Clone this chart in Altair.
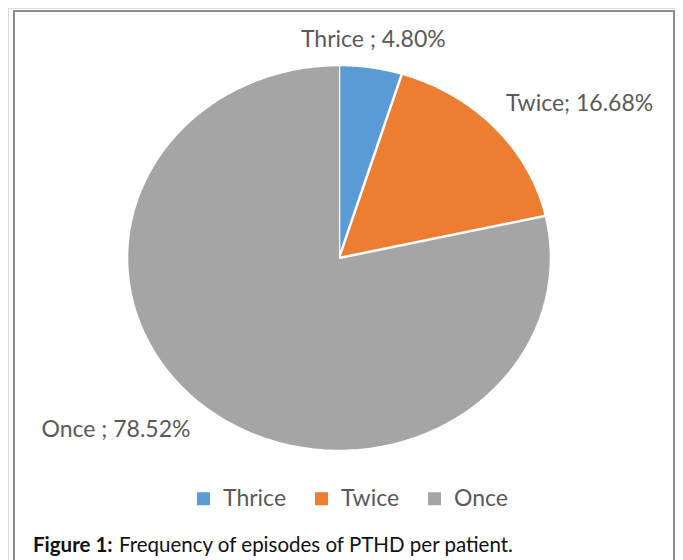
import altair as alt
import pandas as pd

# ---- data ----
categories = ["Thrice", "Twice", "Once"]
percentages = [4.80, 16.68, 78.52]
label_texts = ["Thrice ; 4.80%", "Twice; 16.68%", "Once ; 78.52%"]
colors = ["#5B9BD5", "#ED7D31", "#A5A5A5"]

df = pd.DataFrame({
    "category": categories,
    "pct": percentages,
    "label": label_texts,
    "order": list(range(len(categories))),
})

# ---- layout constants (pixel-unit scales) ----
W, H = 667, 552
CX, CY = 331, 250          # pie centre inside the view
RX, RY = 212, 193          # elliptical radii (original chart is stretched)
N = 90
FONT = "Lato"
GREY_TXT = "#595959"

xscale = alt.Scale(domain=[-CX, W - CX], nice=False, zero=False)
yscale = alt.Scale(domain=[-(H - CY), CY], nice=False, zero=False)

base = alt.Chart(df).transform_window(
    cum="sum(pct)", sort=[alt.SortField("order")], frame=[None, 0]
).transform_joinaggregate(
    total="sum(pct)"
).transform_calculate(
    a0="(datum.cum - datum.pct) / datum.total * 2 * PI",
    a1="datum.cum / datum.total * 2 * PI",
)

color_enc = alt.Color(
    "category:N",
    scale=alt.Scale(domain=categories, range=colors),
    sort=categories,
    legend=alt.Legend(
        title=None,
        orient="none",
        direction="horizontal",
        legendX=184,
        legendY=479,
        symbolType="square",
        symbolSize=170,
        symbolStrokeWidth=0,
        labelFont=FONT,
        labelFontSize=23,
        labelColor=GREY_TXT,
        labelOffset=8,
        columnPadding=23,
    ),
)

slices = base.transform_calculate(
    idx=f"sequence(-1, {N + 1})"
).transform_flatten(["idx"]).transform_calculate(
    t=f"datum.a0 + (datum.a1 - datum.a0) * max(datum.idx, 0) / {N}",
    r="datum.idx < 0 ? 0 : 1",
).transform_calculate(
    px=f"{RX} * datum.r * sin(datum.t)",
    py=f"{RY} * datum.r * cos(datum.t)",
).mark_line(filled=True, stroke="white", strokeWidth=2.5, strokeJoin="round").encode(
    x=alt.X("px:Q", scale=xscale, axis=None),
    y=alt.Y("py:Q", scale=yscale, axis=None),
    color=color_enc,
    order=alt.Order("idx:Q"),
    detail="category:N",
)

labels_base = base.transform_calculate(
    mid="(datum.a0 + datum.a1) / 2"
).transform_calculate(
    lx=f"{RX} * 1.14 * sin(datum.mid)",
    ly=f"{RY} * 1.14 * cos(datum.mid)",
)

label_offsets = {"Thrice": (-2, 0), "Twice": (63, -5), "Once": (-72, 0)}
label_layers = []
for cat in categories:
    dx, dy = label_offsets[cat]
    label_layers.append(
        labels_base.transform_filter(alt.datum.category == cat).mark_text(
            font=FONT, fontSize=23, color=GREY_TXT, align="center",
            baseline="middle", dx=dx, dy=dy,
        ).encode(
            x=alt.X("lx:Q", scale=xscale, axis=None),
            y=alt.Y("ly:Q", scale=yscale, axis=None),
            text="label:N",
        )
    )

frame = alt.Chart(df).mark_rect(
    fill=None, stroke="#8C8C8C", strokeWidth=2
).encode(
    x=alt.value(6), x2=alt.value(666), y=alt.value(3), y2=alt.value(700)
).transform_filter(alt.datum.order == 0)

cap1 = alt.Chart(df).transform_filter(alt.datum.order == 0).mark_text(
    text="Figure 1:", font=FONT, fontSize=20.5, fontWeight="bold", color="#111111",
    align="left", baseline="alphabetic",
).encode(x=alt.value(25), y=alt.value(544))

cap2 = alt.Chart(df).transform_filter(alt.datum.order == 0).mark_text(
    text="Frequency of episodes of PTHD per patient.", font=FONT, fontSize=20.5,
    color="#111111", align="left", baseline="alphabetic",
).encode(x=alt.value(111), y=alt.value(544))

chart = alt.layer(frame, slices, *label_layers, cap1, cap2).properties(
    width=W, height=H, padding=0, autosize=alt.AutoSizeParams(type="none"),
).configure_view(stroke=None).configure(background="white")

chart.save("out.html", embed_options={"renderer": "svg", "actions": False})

*Direction:* Leave out the pictures and restate everything else word for word.

*Response:*
Clone this chart in Altair.
import altair as alt
import pandas as pd

# ---- data ----
categories = ["Thrice", "Twice", "Once"]
percentages = [4.80, 16.68, 78.52]
label_texts = ["Thrice ; 4.80%", "Twice; 16.68%", "Once ; 78.52%"]
colors = ["#5B9BD5", "#ED7D31", "#A5A5A5"]

df = pd.DataFrame({
    "category": categories,
    "pct": percentages,
    "label": label_texts,
    "order": list(range(len(categories))),
})

# ---- layout constants (pixel-unit scales) ----
W, H = 667, 552
CX, CY = 331, 250          # pie centre inside the view
RX, RY = 212, 193          # elliptical radii (original chart is stretched)
N = 90
FONT = "Lato"
GREY_TXT = "#595959"

xscale = alt.Scale(domain=[-CX, W - CX], nice=False, zero=False)
yscale = alt.Scale(domain=[-(H - CY), CY], nice=False, zero=False)

base = alt.Chart(df).transform_window(
    cum="sum(pct)", sort=[alt.SortField("order")], frame=[None, 0]
).transform_joinaggregate(
    total="sum(pct)"
).transform_calculate(
    a0="(datum.cum - datum.pct) / datum.total * 2 * PI",
    a1="datum.cum / datum.total * 2 * PI",
)

color_enc = alt.Color(
    "category:N",
    scale=alt.Scale(domain=categories, range=colors),
    sort=categories,
    legend=alt.Legend(
        title=None,
        orient="none",
        direction="horizontal",
        legendX=184,
        legendY=479,
        symbolType="square",
        symbolSize=170,
        symbolStrokeWidth=0,
        labelFont=FONT,
        labelFontSize=23,
        labelColor=GREY_TXT,
        labelOffset=8,
        columnPadding=23,
    ),
)

slices = base.transform_calculate(
    idx=f"sequence(-1, {N + 1})"
).transform_flatten(["idx"]).transform_calculate(
    t=f"datum.a0 + (datum.a1 - datum.a0) * max(datum.idx, 0) / {N}",
    r="datum.idx < 0 ? 0 : 1",
).transform_calculate(
    px=f"{RX} * datum.r * sin(datum.t)",
    py=f"{RY} * datum.r * cos(datum.t)",
).mark_line(filled=True, stroke="white", strokeWidth=2.5, strokeJoin="round").encode(
    x=alt.X("px:Q", scale=xscale, axis=None),
    y=alt.Y("py:Q", scale=yscale, axis=None),
    color=color_enc,
    order=alt.Order("idx:Q"),
    detail="category:N",
)

labels_base = base.transform_calculate(
    mid="(datum.a0 + datum.a1) / 2"
).transform_calculate(
    lx=f"{RX} * 1.14 * sin(datum.mid)",
    ly=f"{RY} * 1.14 * cos(datum.mid)",
)

label_offsets = {"Thrice": (-2, 0), "Twice": (63, -5), "Once": (-72, 0)}
label_layers = []
for cat in categories:
    dx, dy = label_offsets[cat]
    label_layers.append(
        labels_base.transform_filter(alt.datum.category == cat).mark_text(
            font=FONT, fontSize=23, color=GREY_TXT, align="center",
            baseline="middle", dx=dx, dy=dy,
        ).encode(
            x=alt.X("lx:Q", scale=xscale, axis=None),
            y=alt.Y("ly:Q", scale=yscale, axis=None),
            text="label:N",
        )
    )

frame = alt.Chart(df).mark_rect(
    fill=None, stroke="#8C8C8C", strokeWidth=2
).encode(
    x=alt.value(6), x2=alt.value(666), y=alt.value(3), y2=alt.value(700)
).transform_filter(alt.datum.order == 0)

cap1 = alt.Chart(df).transform_filter(alt.datum.order == 0).mark_text(
    text="Figure 1:", font=FONT, fontSize=20.5, fontWeight="bold", color="#111111",
    align="left", baseline="alphabetic",
).encode(x=alt.value(25), y=alt.value(544))

cap2 = alt.Chart(df).transform_filter(alt.datum.order == 0).mark_text(
    text="Frequency of episodes of PTHD per patient.", font=FONT, fontSize=20.5,
    color="#111111", align="left", baseline="alphabetic",
).encode(x=alt.value(111), y=alt.value(544))

chart = alt.layer(frame, slices, *label_layers, cap1, cap2).properties(
    width=W, height=H, padding=0, autosize=alt.AutoSizeParams(type="none"),
).configure_view(stroke=None).configure(background="white")

chart.save("out.html", embed_options={"renderer": "svg", "actions": False})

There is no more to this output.